Date of Award

6-14-2023

Publication Type

Thesis

Degree Name

M.A.Sc.

Department

Electrical and Computer Engineering

Keywords

Embedded system;OpenGL;OpenGL ES;Speed measurement

Supervisor

Roberto Muscedere

Rights

info:eu-repo/semantics/openAccess

Creative Commons License

Creative Commons Attribution 4.0 International License
This work is licensed under a Creative Commons Attribution 4.0 International License.

Abstract

This thesis presents a method that can detect moving objects and measure their speed of movement, using a constant rate series of sequential images, such as video recordings. It uses the industry standard non-vendor specific OpenGL ES so can be implemented on any platform with OpenGL ES support. It can run on low-end embedded system as it uses simple and basic foundations based on a few assumptions to lowering the overall implementation complexity in OpenGL ES. It also does not require any special peripheral devices, so existing infrastructure can be used with minimal modification, which will further lower the cost of this system.
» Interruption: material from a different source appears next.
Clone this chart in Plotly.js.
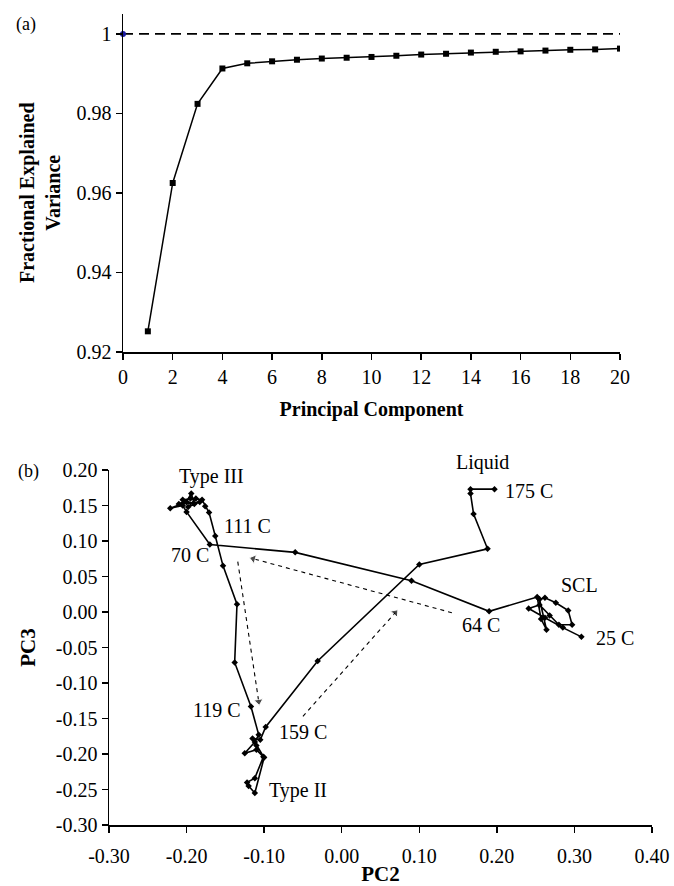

The sequential images are streamed from an IO device via the CPU into the GPU where a custom shader is used to detect changing pixels between frames to find potential moving objects. The GPU shader continues by measuring the pixel displacement of each object, and then maps this into a practical distance. These results are then sent back to the CPU for future processing. The algorithm was tested on two real world traffic videos (720p video at 10 FPS) and it successfully extracted the speed data of road vehicles in view on a low-end embedded system (Raspberry Pi 4).